Anyway, Steel goes to the auction, where he is forced to surrender because Burke has kidnapped poor, helpless, wheelchair-bound Sparks. All seems lost, until Steel pulls a trick straight out of Uncle Remus on Burke, who stupidly falls for it, and Sparks reveals that she has souped up her wheelchair into an Engine of Doom.
This would be seriously awesome if it weren’t so silly.
There’s a big battle with lots of explosions (although as happens in so many of these things, the “super-weapons” become less impressive as the movie goes on, as in literally less powerful–in the beginning they’re stopping tanks and dropping buildings, and by the end, they’re just bouncing off Steel’s flimsy armor or even metal barrels that would be punctured by normal bullets).
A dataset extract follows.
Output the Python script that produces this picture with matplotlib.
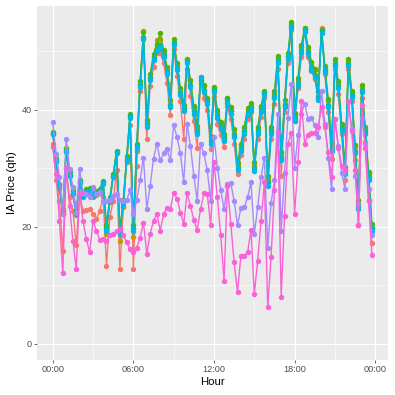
import matplotlib
matplotlib.use("Agg")
import matplotlib.pyplot as plt
import numpy as np

# quarter-hour slots, hours from midnight
hours = [i * 0.25 for i in range(96)]

red = [34.2, 28.0, 24.4, 15.9, 30.0, 25.0, 22.7, 16.8, 25.6, 22.7, 22.9, 23.0,
       22.2, 21.3, 22.7, 25.0, 13.3, 21.6, 24.4, 29.6, 12.8, 23.3, 31.0, 37.3,
       12.8, 30.4, 43.2, 52.1, 35.0, 44.0, 47.2, 49.6, 49.6, 48.0, 44.6, 39.0,
       50.4, 45.8, 41.4, 35.0, 47.0, 42.4, 38.0, 33.5, 44.6, 42.0, 40.0, 33.2,
       42.4, 37.6, 35.6, 33.6, 40.6, 38.4, 34.2, 29.0, 32.2, 35.0, 38.4, 39.6,
       30.2, 35.0, 38.8, 42.0, 27.6, 35.0, 41.0, 47.0, 28.7, 39.6, 48.0, 53.6,
       38.0, 43.6, 49.0, 53.8, 49.0, 46.6, 45.2, 42.4, 54.0, 46.0, 39.6, 31.6,
       47.0, 42.6, 35.8, 28.0, 47.0, 41.4, 31.4, 20.2, 42.0, 34.4, 24.6, 17.2]

gold = [35.9, 31.2, 26.5, 22.4, 33.2, 28.8, 25.5, 22.0, 27.8, 25.2, 25.6, 25.7,
        25.0, 25.4, 25.8, 27.5, 18.8, 24.2, 28.6, 32.8, 17.6, 23.4, 31.0, 38.8,
        18.2, 33.0, 44.4, 53.5, 37.8, 45.6, 49.0, 51.8, 52.0, 49.8, 47.0, 41.0,
        51.6, 47.6, 43.2, 40.0, 48.4, 44.8, 40.2, 36.6, 44.8, 44.0, 41.8, 35.0,
        43.6, 39.6, 37.4, 35.4, 42.0, 40.0, 36.0, 30.4, 33.8, 36.8, 40.0, 40.8,
        30.6, 36.6, 40.2, 43.0, 28.2, 36.6, 42.6, 48.8, 32.2, 41.0, 49.0, 54.6,
        39.0, 45.0, 50.6, 54.0, 50.2, 48.0, 46.8, 43.0, 53.8, 47.0, 41.4, 34.0,
        48.2, 44.4, 37.2, 29.8, 48.2, 42.8, 33.6, 24.0, 43.8, 36.6, 29.0, 19.8]

green = [36.2, 31.8, 27.2, 23.0, 33.4, 29.3, 26.2, 22.8, 28.0, 25.8, 26.4, 26.6,
         25.8, 26.1, 26.5, 27.8, 20.2, 25.0, 29.0, 33.0, 19.6, 24.6, 32.0, 39.2,
         20.2, 34.2, 44.8, 53.2, 38.2, 46.0, 49.5, 51.2, 53.0, 50.2, 47.2, 41.6,
         52.0, 48.0, 43.6, 40.8, 48.6, 45.0, 40.6, 37.2, 45.6, 44.2, 42.0, 35.4,
         43.8, 40.0, 37.8, 35.9, 42.0, 40.4, 36.6, 30.8, 34.2, 37.0, 40.2, 41.2,
         31.0, 37.0, 40.6, 43.2, 28.6, 37.0, 43.2, 49.2, 32.8, 41.6, 49.6, 55.0,
         39.4, 45.4, 51.0, 54.0, 50.6, 48.2, 47.0, 43.2, 53.6, 47.4, 41.8, 34.4,
         48.6, 44.8, 37.6, 30.2, 48.6, 43.2, 34.0, 24.6, 44.2, 37.0, 29.4, 20.4]

teal = [35.8, 31.4, 26.9, 22.6, 32.8, 28.9, 25.8, 22.5, 27.4, 25.3, 26.1, 26.3,
        25.5, 25.8, 26.2, 27.6, 19.8, 24.7, 28.7, 32.8, 19.2, 24.2, 31.6, 38.9,
        19.7, 33.8, 44.2, 52.4, 37.5, 45.4, 48.8, 50.4, 51.0, 49.4, 46.4, 40.8,
        51.3, 47.1, 42.9, 40.2, 48.3, 44.2, 39.7, 36.3, 45.0, 43.4, 41.4, 34.6,
        43.4, 39.0, 37.1, 35.1, 41.6, 39.7, 35.7, 30.1, 33.4, 36.3, 39.4, 40.4,
        30.0, 36.3, 39.9, 42.9, 27.6, 36.3, 42.3, 48.5, 31.8, 40.8, 49.2, 54.3,
        38.6, 44.5, 50.1, 53.6, 49.9, 47.2, 45.9, 42.2, 53.4, 46.8, 40.8, 33.5,
        47.8, 44.0, 36.8, 29.5, 47.8, 42.5, 33.0, 23.6, 43.4, 36.3, 28.4, 19.8]

cyan = [36.0, 31.0, 26.7, 22.2, 33.0, 28.7, 25.6, 22.2, 27.6, 25.0, 25.9, 26.0,
        25.3, 25.6, 25.9, 27.3, 19.3, 24.4, 28.4, 32.5, 18.8, 23.9, 31.3, 38.6,
        19.3, 33.5, 43.8, 52.0, 37.0, 45.0, 48.4, 50.0, 50.5, 49.0, 46.0, 40.4,
        51.0, 46.7, 42.5, 39.8, 48.0, 43.8, 39.3, 35.9, 45.5, 43.0, 41.0, 34.2,
        43.0, 38.6, 36.7, 34.7, 41.2, 39.3, 35.3, 29.6, 33.0, 35.9, 39.0, 40.0,
        29.5, 35.9, 39.5, 42.5, 27.0, 35.9, 41.9, 48.0, 31.3, 40.4, 48.7, 54.0,
        38.1, 44.1, 49.7, 53.3, 49.5, 46.7, 45.5, 41.7, 53.0, 46.4, 40.4, 33.0,
        47.5, 43.6, 36.4, 29.0, 47.5, 42.1, 32.5, 23.0, 43.0, 35.9, 27.9, 19.3]

purple = [37.8, 32.4, 28.4, 22.2, 34.9, 29.9, 26.7, 22.4, 29.9, 25.8, 25.6, 25.0,
          26.7, 25.6, 25.9, 24.4, 24.4, 24.6, 25.3, 25.6, 24.5, 24.4, 24.5, 26.2,
          22.2, 24.5, 27.9, 31.8, 23.0, 27.0, 31.6, 34.2, 31.3, 32.5, 33.3, 31.3,
          37.3, 35.3, 32.5, 27.6, 37.6, 33.7, 28.7, 24.4, 34.2, 32.5, 29.6, 24.4,
          35.3, 30.1, 26.2, 23.0, 27.3, 27.4, 24.4, 20.2, 23.2, 23.3, 25.0, 27.6,
          18.8, 23.3, 28.4, 31.8, 16.4, 24.1, 27.9, 39.3, 19.3, 29.2, 38.6, 44.4,
          30.1, 35.6, 39.3, 41.0, 38.4, 38.6, 37.3, 35.3, 43.2, 37.6, 31.8, 26.4,
          38.4, 33.8, 29.2, 26.4, 41.3, 36.7, 28.7, 23.9, 38.6, 34.2, 26.4, 18.5]

pink = [33.6, 29.0, 21.0, 12.1, 30.0, 23.6, 17.6, 12.8, 25.8, 21.0, 17.9, 15.6,
        21.0, 19.3, 17.7, 17.9, 17.6, 18.5, 18.8, 19.3, 19.6, 18.5, 17.3, 16.2,
        15.6, 16.4, 18.1, 20.7, 15.4, 18.8, 21.0, 22.2, 19.3, 22.2, 23.2, 23.0,
        25.8, 24.8, 22.4, 20.5, 25.7, 23.5, 21.2, 19.4, 23.0, 25.7, 25.6, 20.2,
        31.0, 25.0, 18.5, 10.8, 27.0, 20.5, 13.9, 8.8, 15.0, 15.0, 15.6, 19.4,
        8.5, 14.2, 20.9, 27.6, 6.2, 14.9, 26.2, 36.1, 8.0, 21.9, 34.2, 36.0,
        22.2, 31.0, 41.5, 34.2, 35.6, 36.0, 36.0, 37.0, 40.4, 37.0, 32.7, 28.4,
        38.4, 33.5, 30.4, 29.6, 41.5, 36.4, 29.6, 20.2, 40.7, 33.5, 24.4, 15.2]

series = [red, gold, green, teal, cyan, purple, pink]
colors = ["#F8766D", "#C49A00", "#53B400", "#00C094", "#00B6EB", "#A58AFF", "#FB61D7"]

x_ticks = [0, 6, 12, 18, 24]
x_labels = ["00:00", "06:00", "12:00", "18:00", "00:00"]
y_ticks = [0, 20, 40]

plt.rcParams['font.family'] = ['Liberation Sans', 'DejaVu Sans']

fig = plt.figure(figsize=(3.95, 3.95), dpi=100)
ax = fig.add_axes([0.093, 0.089, 0.889, 0.896])
ax.set_facecolor("#EBEBEB")

for vals, col in zip(series, colors):
    ax.plot(hours, vals, color=col, lw=1.0, marker="o", ms=3.9, mew=0)

ax.set_xlim(-1.19, 24.94)
ax.set_ylim(-2.75, 57.7)
ax.set_xticks(x_ticks)
ax.set_xticklabels(x_labels)
ax.set_yticks(y_ticks)
ax.set_xticks([3, 9, 15, 21], minor=True)
ax.set_yticks([10, 30, 50], minor=True)
ax.grid(which="major", color="white", lw=0.8)
ax.grid(which="minor", color="white", lw=0.4)
ax.set_axisbelow(True)
for s in ax.spines.values():
    s.set_visible(False)
ax.tick_params(which="major", length=2.0, width=0.5, color="#333333",
               labelsize=6.6, labelcolor="#4D4D4D", pad=1.8)
ax.tick_params(which="minor", length=0)

ax.set_xlabel("Hour", fontsize=8.2, labelpad=2)
ax.set_ylabel("IA Price (qh)", fontsize=8.2, labelpad=3)

fig.savefig("out.png", dpi=100)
Finally, the bad guys are routed, but Burke has one final ace to play: he has also kidnapped Steel’s little brother. So events conspire to have Steel locked in a room with his brother and a live grenade about to go off, and their only hope is to toss the grenade through a tiny hole in the chain link above their heads [ETA: okay, just to nitpick myself, looking at the picture, it’s actually steel mesh, not chain link].
Steel panics, because he never makes free throws, but instead of just tossing out the grenade himself, little brother Martin coaches Shaq through it. “Bend your knees and follow through,” he says. Steel takes the shot…
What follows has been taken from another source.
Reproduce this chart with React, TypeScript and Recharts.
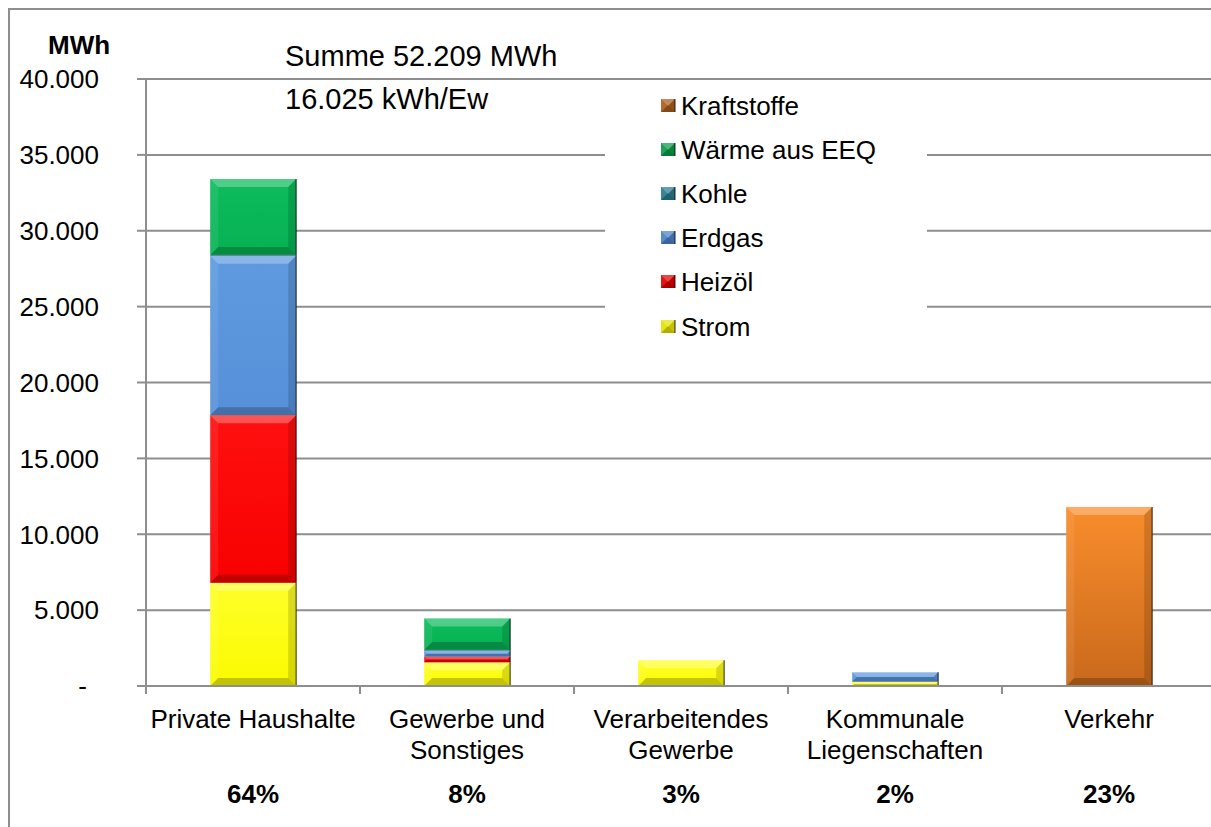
import React from 'react'
import { BarChart, Bar, XAxis, YAxis, CartesianGrid, Legend } from 'recharts'

// categories and labels
const categories = ['Private Haushalte', 'Gewerbe und Sonstiges', 'Verarbeitendes Gewerbe', 'Kommunale Liegenschaften', 'Verkehr']
const categoryLines = [['Private Haushalte'], ['Gewerbe und', 'Sonstiges'], ['Verarbeitendes', 'Gewerbe'], ['Kommunale', 'Liegenschaften'], ['Verkehr']]
const shares = ['64%', '8%', '3%', '2%', '23%']

// MWh per sector and energy carrier
const strom = [6800, 1560, 1700, 280, 0]
const heizoel = [11050, 370, 0, 0, 0]
const erdgas = [10500, 400, 0, 620, 0]
const kohle = [60, 50, 0, 0, 0]
const waerme = [5000, 2070, 0, 0, 0]
const kraftstoffe = [0, 0, 0, 0, 11800]

const yTicks = [0, 5000, 10000, 15000, 20000, 25000, 30000, 35000, 40000]

const seriesKeys = ['strom', 'heizoel', 'erdgas', 'kohle', 'waerme', 'kraftstoffe']
const seriesNames = ['Strom', 'Heizöl', 'Erdgas', 'Kohle', 'Wärme aus EEQ', 'Kraftstoffe']
const seriesValues = [strom, heizoel, erdgas, kohle, waerme, kraftstoffe]

const data = categories.map((c, i) => {
  const row: Record<string, any> = { name: c }
  seriesKeys.forEach((k, j) => { row[k] = seriesValues[j][i] })
  return row
})

const colors: Record<string, { top: string; bottom: string; legend: string }> = {
  strom: { top: '#ffff2a', bottom: '#fafa00', legend: '#e3e300' },
  heizoel: { top: '#ff1010', bottom: '#f80000', legend: '#e00000' },
  erdgas: { top: '#5f9ae0', bottom: '#5690d8', legend: '#4a80c8' },
  kohle: { top: '#3590a8', bottom: '#2c7d93', legend: '#2a7a90' },
  waerme: { top: '#0cbc5c', bottom: '#07b153', legend: '#0a9a48' },
  kraftstoffe: { top: '#f98d2c', bottom: '#c9691c', legend: '#ab5e1e' },
}

const FONT = '"Liberation Sans", Arial, sans-serif'
const GRID = '#8e8e8e'
const CHART_W = 1240
const CHART_H = 817
const MARGIN = { top: 69, right: 34, bottom: 21, left: 56 }
const Y_W = 80
const BAND = (CHART_W - MARGIN.left - MARGIN.right - Y_W) / categories.length

const fmt = (v: number) => (v === 0 ? '-' : String(v).replace(/\B(?=(\d{3})+(?!\d))/g, '.'))

const Bevel = ({ x, y, width, height, fill }: any) => {
  const b = Math.min(8, height / 2, width / 2)
  return (
    <g>
      <rect x={x} y={y} width={width} height={height} fill={fill} />
      <polygon points={`${x},${y} ${x + width},${y} ${x + width - b},${y + b} ${x + b},${y + b}`} fill="#fff" fillOpacity={0.28} />
      <polygon points={`${x},${y} ${x + b},${y + b} ${x + b},${y + height - b} ${x},${y + height}`} fill="#fff" fillOpacity={0.08} />
      <polygon points={`${x + width},${y} ${x + width},${y + height} ${x + width - b},${y + height - b} ${x + width - b},${y + b}`} fill="#000" fillOpacity={0.14} />
      <polygon points={`${x},${y + height} ${x + width},${y + height} ${x + width - b},${y + height - b} ${x + b},${y + height - b}`} fill="#000" fillOpacity={0.22} />
      <line x1={x + width} y1={y} x2={x + width} y2={y + height} stroke="#000" strokeOpacity={0.55} strokeWidth={1.5} />
    </g>
  )
}

const makeShape = (key: string) => (props: any) => {
  const { x, y, width, height } = props
  if (!height || height <= 0.3) return <g />
  return <Bevel x={x} y={y} width={width} height={height} fill={`url(#grad-${key})`} />
}

const YTick = ({ x, y, payload }: any) => (
  <text x={payload.value === 0 ? x - 12 : x} y={y} dy="0.36em" textAnchor="end" fontSize={26} fontFamily={FONT} fill="#000">
    {fmt(payload.value)}
  </text>
)

const XTick = ({ x, y, payload }: any) => {
  const i = categories.indexOf(payload.value)
  const lines = categoryLines[i] || []
  return (
    <g>
      <line x1={x - BAND / 2} y1={y - 8} x2={x - BAND / 2} y2={y} stroke={GRID} strokeWidth={2} />
      {i === categories.length - 1 && <line x1={x + BAND / 2} y1={y - 8} x2={x + BAND / 2} y2={y} stroke={GRID} strokeWidth={2} />}
      {lines.map((l, k) => (
        <text key={k} x={x} y={y + 34 + k * 31} textAnchor="middle" fontSize={26} fontFamily={FONT} fill="#000">{l}</text>
      ))}
      <text x={x} y={y + 109} textAnchor="middle" fontSize={26} fontWeight="bold" fontFamily={FONT} fill="#000">{shares[i]}</text>
    </g>
  )
}

const LegendBox = () => {
  const order = [...seriesKeys].reverse()
  return (
    <div style={{ width: 322, height: 266, background: '#fff', position: 'relative' }}>
      {order.map((k, i) => {
        const name = seriesNames[seriesKeys.indexOf(k)]
        return (
          <div key={k} style={{ position: 'absolute', left: 56, top: 22 + i * 44.1 - 15, height: 30, display: 'flex', alignItems: 'center' }}>
            <svg width={16} height={14} style={{ marginRight: 4 }}>
              <Bevel x={0} y={0} width={14} height={13} fill={colors[k].legend} />
            </svg>
            <span style={{ fontSize: 26, fontFamily: FONT, color: '#000', lineHeight: '30px', whiteSpace: 'nowrap' }}>{name}</span>
          </div>
        )
      })}
    </div>
  )
}

export default function App() {
  return (
    <div style={{ position: 'fixed', left: 8, top: 8, width: 1201, height: 817, borderLeft: `2px solid ${GRID}`, borderTop: `2px solid ${GRID}`, overflow: 'hidden', background: '#fff', fontFamily: FONT }}>
      <BarChart width={CHART_W} height={CHART_H} data={data} margin={MARGIN} barCategoryGap="30%">
        <defs>
          {seriesKeys.map((k) => (
            <linearGradient key={k} id={`grad-${k}`} x1="0" y1="0" x2="0" y2="1">
              <stop offset="0%" stopColor={colors[k].top} />
              <stop offset="100%" stopColor={colors[k].bottom} />
            </linearGradient>
          ))}
        </defs>
        <CartesianGrid vertical={false} stroke={GRID} strokeWidth={2} />
        <XAxis
          dataKey="name"
          height={120}
          interval={0}
          tickSize={8}
          tickMargin={0}
          tickLine={false}
          axisLine={{ stroke: GRID, strokeWidth: 2 }}
          tick={<XTick />}
        />
        <YAxis
          width={Y_W}
          domain={[0, 40000]}
          ticks={yTicks}
          interval={0}
          tickSize={9}
          tickMargin={38}
          tickLine={{ stroke: GRID, strokeWidth: 2 }}
          axisLine={{ stroke: GRID, strokeWidth: 2 }}
          tick={<YTick />}
        />
        <Legend
          layout="vertical"
          align="center"
          verticalAlign="middle"
          wrapperStyle={{ left: 595, top: 74, width: 322, height: 266 }}
          content={<LegendBox />}
        />
        {seriesKeys.map((k, j) => (
          <Bar key={k} dataKey={k} name={seriesNames[j]} stackId="a" fill={colors[k].bottom} shape={makeShape(k)} isAnimationActive={false} />
        ))}
      </BarChart>
      <div style={{ position: 'absolute', left: 38, top: 22, fontSize: 26, fontWeight: 'bold', lineHeight: 1 }}>MWh</div>
      <div style={{ position: 'absolute', left: 275, top: 31.5, fontSize: 29, lineHeight: 1 }}>Summe 52.209 MWh</div>
      <div style={{ position: 'absolute', left: 275, top: 74.5, fontSize: 29, lineHeight: 1 }}>16.025 kWh/Ew</div>
    </div>
  )
}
It’s good, and over forty seconds of screen time later, the grenade goes off, killing the dude who threw it, Â and HOLY MOTHER OF GOD, DID THIS MOVIE’S CLIMAX JUST TURN ON A CRAPPY META-JOKE ABOUT THE STAR’S OTHER JOB?
Yes. Yes, it did.
There are people who will say this movie is bad. It not, really. It’s worse. It’s mediocre. There’s nothing so obviously, laughably awful as the “space” fight in Superman IV where both men are clearly wrestling on a matted-out floor or talking in space. But that’s partly because the film is never ambitious enough to try something on that scale.
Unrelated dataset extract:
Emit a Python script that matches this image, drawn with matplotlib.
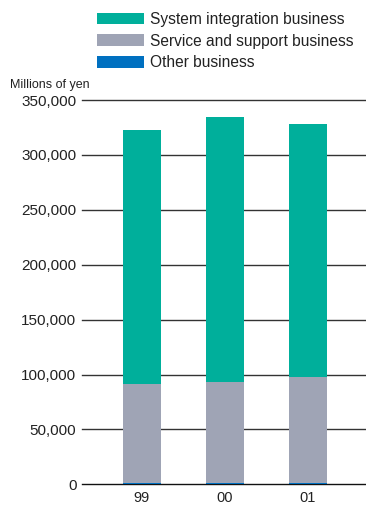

It plays out, both in the scope of the script and in its storytelling style both visual and verbal, as a television movie. And not even a good television movie, but one of those late 70’s Universal monstrosities with a mind-numbingly repetitive musical score. Not surprising since Kenneth Johnson spent his career in network television, but disappointing. The characters are paper-thin and the acting is uniformly bad. You can kind of forgive Shaq, because he’s not really an actor. For much of the movie, he’s more like a really tall puppy…
Nelson, Gish, Roundtree and Napier (who turned out to not be the villain–what the hell is that about?) do okay with their roles, but they’re obviously just there to get a paycheck. Everyone else is pretty awful, although the guy who plays Slats, the scenery-chewing gang leader, has a couple of good moments.
So that’s it, the last gasp of Superman on the big screen. I’m not really sure what to do next week, having spent so long talking just about Superman. I feel I should do something comics or superhero related, given the theme of the blog. I have two movies I’m considering right now, neither of which was based on an actual comics property, although they were clearly inspired by comics. One is a superhero, and one is not. Which should I choose?